> _Provided material_
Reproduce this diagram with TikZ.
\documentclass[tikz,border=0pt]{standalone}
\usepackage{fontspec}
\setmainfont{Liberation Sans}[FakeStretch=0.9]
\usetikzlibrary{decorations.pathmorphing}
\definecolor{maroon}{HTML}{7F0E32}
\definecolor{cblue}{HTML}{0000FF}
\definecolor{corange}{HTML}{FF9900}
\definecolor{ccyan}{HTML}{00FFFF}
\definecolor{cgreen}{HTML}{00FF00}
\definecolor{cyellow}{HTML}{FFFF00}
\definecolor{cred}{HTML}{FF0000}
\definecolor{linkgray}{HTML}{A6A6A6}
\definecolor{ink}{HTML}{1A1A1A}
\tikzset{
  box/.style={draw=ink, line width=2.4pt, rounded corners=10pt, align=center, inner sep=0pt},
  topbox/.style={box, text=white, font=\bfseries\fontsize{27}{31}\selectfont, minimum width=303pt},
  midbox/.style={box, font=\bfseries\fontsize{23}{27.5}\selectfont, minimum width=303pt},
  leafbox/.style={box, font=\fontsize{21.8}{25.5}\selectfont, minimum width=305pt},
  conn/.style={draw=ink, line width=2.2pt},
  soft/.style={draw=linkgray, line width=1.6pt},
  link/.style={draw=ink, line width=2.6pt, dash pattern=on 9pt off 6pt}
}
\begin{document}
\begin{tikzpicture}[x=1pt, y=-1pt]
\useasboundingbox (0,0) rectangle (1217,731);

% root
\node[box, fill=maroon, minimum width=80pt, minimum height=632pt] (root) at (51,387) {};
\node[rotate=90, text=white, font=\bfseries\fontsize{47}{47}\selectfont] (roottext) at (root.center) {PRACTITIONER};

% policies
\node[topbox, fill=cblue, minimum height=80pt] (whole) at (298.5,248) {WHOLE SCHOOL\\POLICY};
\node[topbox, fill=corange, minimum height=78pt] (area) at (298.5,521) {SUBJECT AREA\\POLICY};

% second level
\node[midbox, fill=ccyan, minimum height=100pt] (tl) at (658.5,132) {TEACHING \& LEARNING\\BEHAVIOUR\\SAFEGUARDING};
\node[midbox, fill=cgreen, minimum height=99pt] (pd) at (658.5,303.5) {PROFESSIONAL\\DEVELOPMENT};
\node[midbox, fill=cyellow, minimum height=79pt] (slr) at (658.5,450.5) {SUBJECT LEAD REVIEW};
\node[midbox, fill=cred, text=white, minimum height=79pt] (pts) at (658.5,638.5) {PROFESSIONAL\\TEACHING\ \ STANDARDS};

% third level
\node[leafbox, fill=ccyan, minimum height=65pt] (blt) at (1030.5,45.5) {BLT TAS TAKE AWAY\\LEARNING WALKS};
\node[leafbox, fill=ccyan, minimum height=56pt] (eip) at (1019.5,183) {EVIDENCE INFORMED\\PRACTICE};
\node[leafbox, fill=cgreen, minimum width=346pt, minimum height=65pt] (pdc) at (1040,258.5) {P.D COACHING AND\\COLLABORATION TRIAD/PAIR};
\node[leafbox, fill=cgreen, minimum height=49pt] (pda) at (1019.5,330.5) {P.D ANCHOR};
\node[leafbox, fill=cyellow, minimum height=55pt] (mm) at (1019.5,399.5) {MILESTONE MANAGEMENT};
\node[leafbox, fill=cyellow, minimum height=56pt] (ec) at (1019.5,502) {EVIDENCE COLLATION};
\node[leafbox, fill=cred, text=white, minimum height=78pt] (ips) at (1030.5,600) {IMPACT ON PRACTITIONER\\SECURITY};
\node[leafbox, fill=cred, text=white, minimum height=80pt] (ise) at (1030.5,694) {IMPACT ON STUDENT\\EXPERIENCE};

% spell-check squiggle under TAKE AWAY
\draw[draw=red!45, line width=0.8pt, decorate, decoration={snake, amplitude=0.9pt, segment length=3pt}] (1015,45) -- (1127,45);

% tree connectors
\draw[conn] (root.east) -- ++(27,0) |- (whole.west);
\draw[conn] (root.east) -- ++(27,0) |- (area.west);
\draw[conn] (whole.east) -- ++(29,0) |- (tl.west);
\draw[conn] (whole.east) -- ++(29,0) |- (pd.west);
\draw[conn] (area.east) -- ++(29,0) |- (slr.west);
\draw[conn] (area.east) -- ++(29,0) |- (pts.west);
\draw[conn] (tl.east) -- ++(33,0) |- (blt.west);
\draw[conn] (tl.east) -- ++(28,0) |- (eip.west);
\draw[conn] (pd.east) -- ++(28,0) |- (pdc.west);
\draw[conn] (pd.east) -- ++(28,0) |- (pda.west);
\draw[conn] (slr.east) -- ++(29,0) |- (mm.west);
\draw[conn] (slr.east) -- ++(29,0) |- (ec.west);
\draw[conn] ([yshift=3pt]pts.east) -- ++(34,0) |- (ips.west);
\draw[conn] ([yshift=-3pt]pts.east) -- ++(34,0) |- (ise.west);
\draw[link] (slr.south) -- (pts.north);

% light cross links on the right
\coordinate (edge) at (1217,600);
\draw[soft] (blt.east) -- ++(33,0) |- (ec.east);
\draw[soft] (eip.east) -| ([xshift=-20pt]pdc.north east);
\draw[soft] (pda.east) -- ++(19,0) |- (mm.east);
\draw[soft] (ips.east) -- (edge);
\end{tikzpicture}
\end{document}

> _Exercise task_
Please transcribe, exactly and with nothing added, the lines from the first line of the material above through the line that contains "(0,0) rectangle (1217,731);".

> _Solution for this problem_
Reproduce this diagram with TikZ.
\documentclass[tikz,border=0pt]{standalone}
\usepackage{fontspec}
\setmainfont{Liberation Sans}[FakeStretch=0.9]
\usetikzlibrary{decorations.pathmorphing}
\definecolor{maroon}{HTML}{7F0E32}
\definecolor{cblue}{HTML}{0000FF}
\definecolor{corange}{HTML}{FF9900}
\definecolor{ccyan}{HTML}{00FFFF}
\definecolor{cgreen}{HTML}{00FF00}
\definecolor{cyellow}{HTML}{FFFF00}
\definecolor{cred}{HTML}{FF0000}
\definecolor{linkgray}{HTML}{A6A6A6}
\definecolor{ink}{HTML}{1A1A1A}
\tikzset{
  box/.style={draw=ink, line width=2.4pt, rounded corners=10pt, align=center, inner sep=0pt},
  topbox/.style={box, text=white, font=\bfseries\fontsize{27}{31}\selectfont, minimum width=303pt},
  midbox/.style={box, font=\bfseries\fontsize{23}{27.5}\selectfont, minimum width=303pt},
  leafbox/.style={box, font=\fontsize{21.8}{25.5}\selectfont, minimum width=305pt},
  conn/.style={draw=ink, line width=2.2pt},
  soft/.style={draw=linkgray, line width=1.6pt},
  link/.style={draw=ink, line width=2.6pt, dash pattern=on 9pt off 6pt}
}
\begin{document}
\begin{tikzpicture}[x=1pt, y=-1pt]
\useasboundingbox (0,0) rectangle (1217,731);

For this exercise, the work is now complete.